List all lines in the material below that contain "React".

•••

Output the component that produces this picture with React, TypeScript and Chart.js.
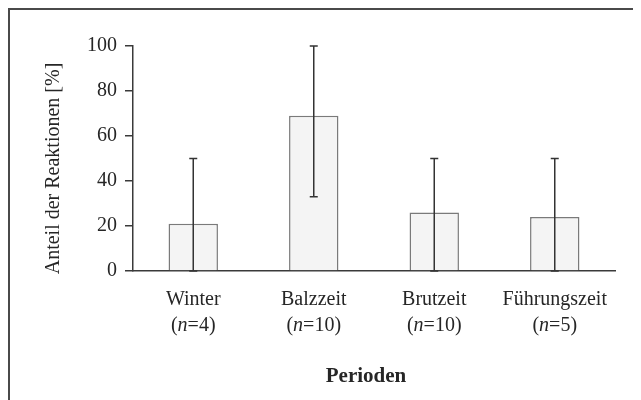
import React, { useEffect, useRef } from "react";
import { Chart, registerables } from "chart.js";

Chart.register(...registerables);

const categories = ["Winter", "Balzzeit", "Brutzeit", "Führungszeit"];
const sampleSizes = ["4", "10", "10", "5"];
const values = [21, 69, 26, 24];
const errorLow = [0, 33, 0, 0];
const errorHigh = [50, 100, 50, 50];
const yTicks = [0, 20, 40, 60, 80, 100];
const yTitle = "Anteil der Reaktionen [%]";
const xTitle = "Perioden";

const FONT = '"Liberation Serif", "Times New Roman", serif';
const TEXT = "#262626";
const AXIS = "#3a3a3a";

const customPlugin = {
  id: "customDraw",
  beforeDraw(chart: any) {
    const ctx = chart.ctx;
    ctx.save();
    ctx.fillStyle = "#ffffff";
    ctx.fillRect(0, 0, chart.width, chart.height);
    ctx.restore();
  },
  afterDatasetsDraw(chart: any) {
    const ctx = chart.ctx;
    const xs = chart.scales.x;
    const ys = chart.scales.y;
    ctx.save();
    ctx.strokeStyle = "#333333";
    ctx.lineWidth = 1.5;
    categories.forEach((_, i) => {
      const x = xs.getPixelForValue(i);
      const yl = ys.getPixelForValue(errorLow[i]);
      const yh = ys.getPixelForValue(errorHigh[i]);
      ctx.beginPath();
      ctx.moveTo(x, yl);
      ctx.lineTo(x, yh);
      ctx.moveTo(x - 4, yh);
      ctx.lineTo(x + 4, yh);
      ctx.moveTo(x - 4, yl);
      ctx.lineTo(x + 4, yl);
      ctx.stroke();
    });
    ctx.restore();
  },
  afterDraw(chart: any) {
    const ctx = chart.ctx;
    const xs = chart.scales.x;
    const area = chart.chartArea;
    ctx.save();
    // frame (top and left)
    ctx.strokeStyle = "#4a4a4a";
    ctx.lineWidth = 2;
    ctx.beginPath();
    ctx.moveTo(1, chart.height);
    ctx.lineTo(1, 1);
    ctx.lineTo(chart.width, 1);
    ctx.stroke();

    ctx.fillStyle = TEXT;
    ctx.textBaseline = "alphabetic";
    const normal = `20px ${FONT}`;
    const italic = `italic 20px ${FONT}`;
    categories.forEach((cat, i) => {
      const x = xs.getPixelForValue(i);
      ctx.font = normal;
      ctx.textAlign = "center";
      ctx.fillText(cat, x, area.bottom + 34);
      // second line: (n=..)
      const p1 = "(";
      const p2 = "n";
      const p3 = "=" + sampleSizes[i] + ")";
      ctx.font = normal;
      const w1 = ctx.measureText(p1).width;
      const w3 = ctx.measureText(p3).width;
      ctx.font = italic;
      const w2 = ctx.measureText(p2).width;
      let cx = x - (w1 + w2 + w3) / 2;
      const by = area.bottom + 60;
      ctx.textAlign = "left";
      ctx.font = normal;
      ctx.fillText(p1, cx, by);
      cx += w1;
      ctx.font = italic;
      ctx.fillText(p2, cx, by);
      cx += w2;
      ctx.font = normal;
      ctx.fillText(p3, cx, by);
    });

    // x title
    ctx.font = `bold 21px ${FONT}`;
    ctx.textAlign = "center";
    ctx.fillText(xTitle, (area.left + area.right) / 2 - 8, area.bottom + 111);

    // y title
    ctx.translate(51, (area.top + area.bottom) / 2 + 10);
    ctx.rotate(-Math.PI / 2);
    ctx.font = normal;
    ctx.textAlign = "center";
    ctx.fillText(yTitle, 0, 0);
    ctx.restore();
  },
};

export default function App() {
  const ref = useRef<HTMLCanvasElement | null>(null);
  useEffect(() => {
    if (!ref.current) return;
    const chart = new Chart(ref.current, {
      type: "bar",
      data: {
        labels: categories,
        datasets: [
          {
            data: values,
            backgroundColor: "#f4f4f4",
            borderColor: "#7a7a7a",
            borderWidth: 1.5,
            barPercentage: 0.41,
            categoryPercentage: 1,
          },
        ],
      },
      options: {
        responsive: false,
        animation: false,
        layout: { padding: { top: 38, right: 26, left: 0, bottom: 0 } },
        plugins: {
          legend: { display: false },
          tooltip: { enabled: false },
        },
        scales: {
          x: {
            offset: true,
            grid: { display: false },
            border: { display: true, color: AXIS, width: 1.5 },
            ticks: { display: false },
            afterFit: (s: any) => {
              s.height = 129;
            },
          },
          y: {
            min: 0,
            max: 100,
            afterBuildTicks: (s: any) => {
              s.ticks = yTicks.map((v) => ({ value: v }));
            },
            grid: {
              display: true,
              drawOnChartArea: false,
              drawTicks: true,
              tickLength: 8,
              color: AXIS,
              lineWidth: 1.5,
            },
            border: { display: true, color: AXIS, width: 1.5 },
            ticks: {
              padding: 8,
              color: TEXT,
              font: { family: FONT, size: 20 },
            },
            afterFit: (s: any) => {
              s.width = 125;
            },
          },
        },
      },
      plugins: [customPlugin],
    } as any);
    return () => chart.destroy();
  }, []);
  return <canvas ref={ref} width={633} height={392} style={{ display: "block" }} />;
}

•••

# [Answer for the task]
Output the component that produces this picture with React, TypeScript and Chart.js.
import React, { useEffect, useRef } from "react";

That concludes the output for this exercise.